Hi Everyone,
I created several config, one per lang, for that dataset : EuropeanParliament/cellar_eurovoc · Datasets at Hugging Face
configs:
- config_name: default
data_files: cellar.jsonl.gz
- config_name: en-GB
data_files: cellar_en.jsonl.gz
- config_name: fr-FR
data_files: cellar_fr.jsonl.gz
It’s appear correctly (more or less) in the website but not in the code
from datasets import get_dataset_config_names
get_dataset_config_names("EuropeanParliament/cellar_eurovoc")
I still have one set
Any idea?
Hello @severo , nous avons travaillé dans la meme équipe à l’IRISA a priori, le monde est petit
++
1 Like
Hi!
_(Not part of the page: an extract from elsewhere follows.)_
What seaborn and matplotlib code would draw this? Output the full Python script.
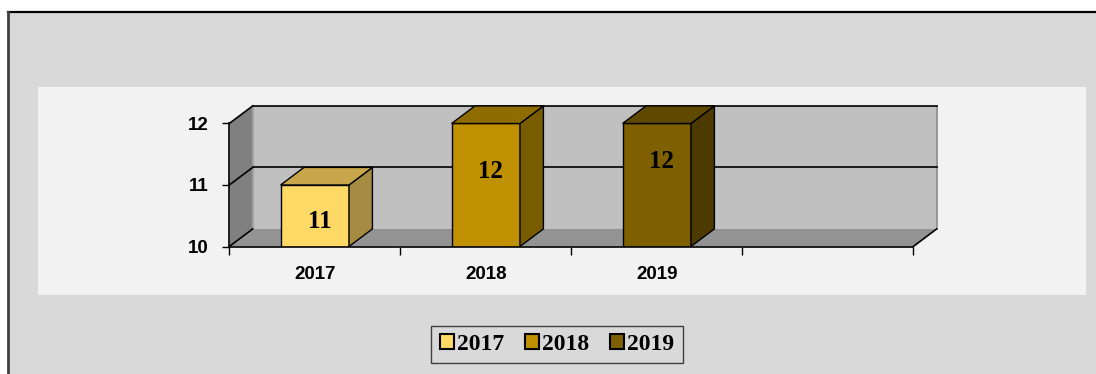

The “dataset configs in the YAML” feature requires the latest release of datasets
(>=2.14.0
), so updating the installation with pip install -U datasets
should fix the problem.
Thx I updated it but I may have a cache issue now
import datasets
datasets.__version__
‘2.14.4’
and
from datasets import get_dataset_config_names
get_dataset_config_names("EuropeanParliament/cellar_eurovoc")
if you want to test, give
AttributeError: ‘NoneType’ object has no attribute ‘BUILDER_CONFIG_CLASS’
Try passing download_mode="force_redownload"
to redownload the files or, if this doesn’t help, cache_dir="path/to/new/cache_dir"
to use a different directory for caching.